Those squirrels can’t keep away from my bird feederPublished 11:36pm Tuesday, May 20, 2014
I’ll get to the squirrels in a minute, but I have to say something about the beautiful flowers that are so diligently and, with great talent, cultivated by Donna Sue.
She really does have a green thumb, but also doesn’t mind the “sweat equity” it takes to have pots of blooming flowers.
Just walking out the back door and onto the wooden deck brings me into the presence of a variety of lilies, mostly survivors of past Easters.
Of course there are the white ones, but there are also orange ones and deep, purplish red ones. They are at their peak right now.
There is also the fragrance of the Confederate Jasmine that “we” planted either last year or the year before.
I used the word “we” in quotation marks because I just wanted to be a part of the story.
If I don’t remember when it was planted, that gives a little clue as to my involvement.
I am responsible for the knock-out roses that are a part of the scenery. They say you can’t kill a knock-out rose and that must be true for it has survived even my lack of care.
Plenty of other kinds of flowers are blooming or about to, but I don’t know the names of them.
There is a red one, a blue one, some pink ones, and quite possibly a lavender one. Not only do I not know the names, I can’t even describe the colors. Except the gardenias.
They are white and I love the smell of gardenias.
The smell of gardenias reminds me of an old girlfriend who used to wear that perfume by the name of Jungle Gardenia. That’s a story best left alone.
I have enjoyed all the flowers and there are many more to come as the year progresses, but the addition of the squirrel feeder has brought a lot of joy, too.
We put the squirrel feeder up a couple of weeks ago.
The box that it came in said it was a bird feeder and we bought bird seed feed to go in it, but make no mistake about it, it’s a squirrel feeder.
Every now and then a brown thrasher, a cardinal or a blue jay may land upon it and commence to eating lunch or dinner, whatever, but pretty soon the squirrels run them off.
The feeder is on a metal pole, one that looks like a shepherd’s crook with the end turned up so the feeder may be hung. The feeder itself is metal and attached to a foot-long chain and hangs down.
Four short perches correspond to the four holes in the feeder. I suppose in a perfect world birds would light upon the perches and eat the food. But not in our backyard.
Tremendously acrobatic squirrels shimmy up the metal pole to the top of the crook and hang by their tails, upside-down, and steal the bird seed.

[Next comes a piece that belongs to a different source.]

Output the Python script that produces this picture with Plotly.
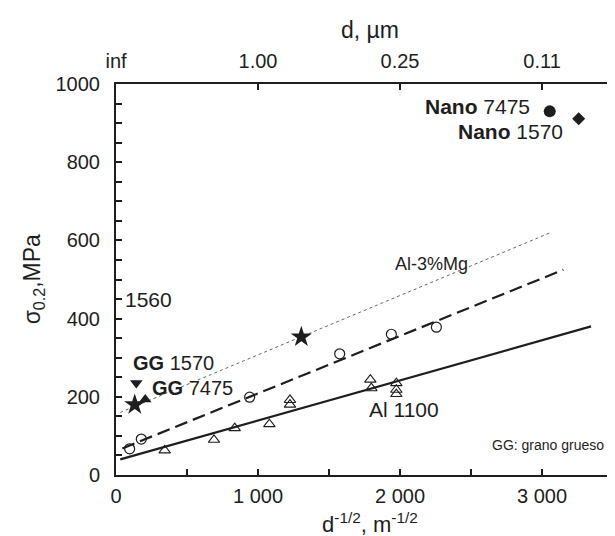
import plotly.graph_objects as go

# ---- data ----
circ_x = [96, 178, 941, 1575, 1939, 2256]
circ_y = [67, 92, 199, 310, 360, 378]

tri_x = [343, 690, 836, 1080, 1225, 1225, 1791, 1798, 1974, 1974, 1974]
tri_y = [63, 90, 120, 130, 192, 180, 244, 222, 235, 218, 207]

star_x = [132, 1305]
star_y = [180, 353]

gg1570_x = [143]
gg1570_y = [235]
gg7475_x = [206]
gg7475_y = [193]

nano7475_x = [3054]
nano7475_y = [930]
nano1570_x = [3258]
nano1570_y = [911]

solid_x = [30, 3345]
solid_y = [40, 380]
dashed_x = [45, 3150]
dashed_y = [68, 525]
dotted_x = [30, 3060]
dotted_y = [160, 620]

x_ticks = [0, 1000, 2000, 3000]
x_ticktext = ["0", "1 000", "2 000", "3 000"]
top_ticktext = ["inf", "1.00", "0.25", "0.11"]
y_ticks = [0, 200, 400, 600, 800, 1000]

ink = "#1e1e1e"
FONT = "Liberation Sans, Arial, sans-serif"

fig = go.Figure()

fig.add_trace(go.Scatter(x=dotted_x, y=dotted_y, mode="lines",
                         line=dict(color="#666", width=1, dash="dot"), showlegend=False))
fig.add_trace(go.Scatter(x=dashed_x, y=dashed_y, mode="lines",
                         line=dict(color=ink, width=2.2, dash="13px,6px"), showlegend=False))
fig.add_trace(go.Scatter(x=solid_x, y=solid_y, mode="lines",
                         line=dict(color=ink, width=2.2), showlegend=False))

fig.add_trace(go.Scatter(x=circ_x, y=circ_y, mode="markers",
                         marker=dict(symbol="circle-open", size=10, color=ink, line=dict(width=1.2)),
                         showlegend=False))
fig.add_trace(go.Scatter(x=tri_x, y=tri_y, mode="markers",
                         marker=dict(symbol="triangle-up-open", size=10, color=ink, line=dict(width=1.1)),
                         showlegend=False))
fig.add_trace(go.Scatter(x=star_x, y=star_y, mode="markers",
                         marker=dict(symbol="star", size=16, color=ink), showlegend=False))
fig.add_trace(go.Scatter(x=gg1570_x, y=gg1570_y, mode="markers",
                         marker=dict(symbol="triangle-down", size=11, color=ink), showlegend=False))
fig.add_trace(go.Scatter(x=gg7475_x, y=gg7475_y, mode="markers",
                         marker=dict(symbol="triangle-up", size=11, color=ink), showlegend=False))
fig.add_trace(go.Scatter(x=nano7475_x, y=nano7475_y, mode="markers",
                         marker=dict(symbol="circle", size=12, color=ink), showlegend=False))
fig.add_trace(go.Scatter(x=nano1570_x, y=nano1570_y, mode="markers",
                         marker=dict(symbol="diamond", size=10, color=ink), showlegend=False))

# invisible trace on the top axis so it renders
fig.add_trace(go.Scatter(x=[0], y=[0], xaxis="x2", mode="markers",
                         marker=dict(opacity=0), showlegend=False, hoverinfo="skip"))

XMAX = 3570

labels = [
    ("1560", 49, 450, 21, "left"),
    ("<b>GG</b> 1570", 106, 286, 20, "left"),
    ("<b>GG</b> 7475", 239, 222, 20, "left"),
    ("Al-3%Mg", 1951, 540, 18, "left"),
    ("Al 1100", 1770, 167, 21, "left"),
    ("<b>Nano</b> 7475", 2162, 943, 21, "left"),
    ("<b>Nano</b> 1570", 2394, 879, 21, "left"),
    ("GG: grano grueso", 3450, 77, 14, "right"),
]
for txt, x, y, s, anc in labels:
    fig.add_annotation(x=x, y=y, text=txt, showarrow=False, xanchor=anc, yanchor="middle",
                       font=dict(size=s, color=ink, family=FONT))

fig.add_annotation(xref="paper", yref="paper", x=0.5, y=-0.122, text="d<sup>-1/2</sup>, m<sup>-1/2</sup>",
                   showarrow=False, xanchor="center", yanchor="middle",
                   font=dict(size=22, color=ink, family=FONT))
fig.add_annotation(xref="paper", yref="paper", x=0.5, y=1.138, text="d, µm",
                   showarrow=False, xanchor="center", yanchor="middle",
                   font=dict(size=23, color=ink, family=FONT))
fig.add_annotation(xref="paper", yref="paper", x=-0.162, y=0.5, text="σ<sub>0.2</sub>,MPa",
                   showarrow=False, xanchor="center", yanchor="middle", textangle=-90,
                   font=dict(size=23, color=ink, family=FONT))

axis_common = dict(showgrid=False, zeroline=False, showline=True, linecolor=ink, linewidth=2,
                   ticks="inside", ticklen=6, tickwidth=1.5, tickcolor=ink,
                   tickfont=dict(size=20, color=ink, family=FONT))

fig.update_layout(
    width=615, height=536,
    margin=dict(l=108, r=0, t=76, b=69),
    paper_bgcolor="white", plot_bgcolor="white",
    xaxis=dict(range=[0, XMAX], tickvals=x_ticks, ticktext=x_ticktext, ticklabelstandoff=2,
               minor=dict(dtick=500, tick0=0, ticks="inside", ticklen=6, tickcolor=ink, tickwidth=1.5),
               **axis_common),
    xaxis2=dict(range=[0, XMAX], overlaying="x", side="top", tickvals=x_ticks, ticktext=top_ticktext,
                ticklabelstandoff=6, **axis_common),
    yaxis=dict(range=[0, 1000], tickvals=y_ticks, ticklabelstandoff=10,
               minor=dict(dtick=50, tick0=0, ticks="inside", ticklen=6, tickcolor=ink, tickwidth=1.5),
               **axis_common),
)

fig.write_html("out.html")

Not only does one squirrel climb up and commit thievery, but it also shovels it out of the holes to other squirrels on the ground just a-waiting.
The late, great Little Bit, our dog, would have been on those squirrels like white on rice.
There may be hope yet.
Donna Sue is talking to the squirrels and it’s possible that they will obey her and stay away.
I’m not sure, but she has done a marvelous job with the flowers. And me, proving anything possible.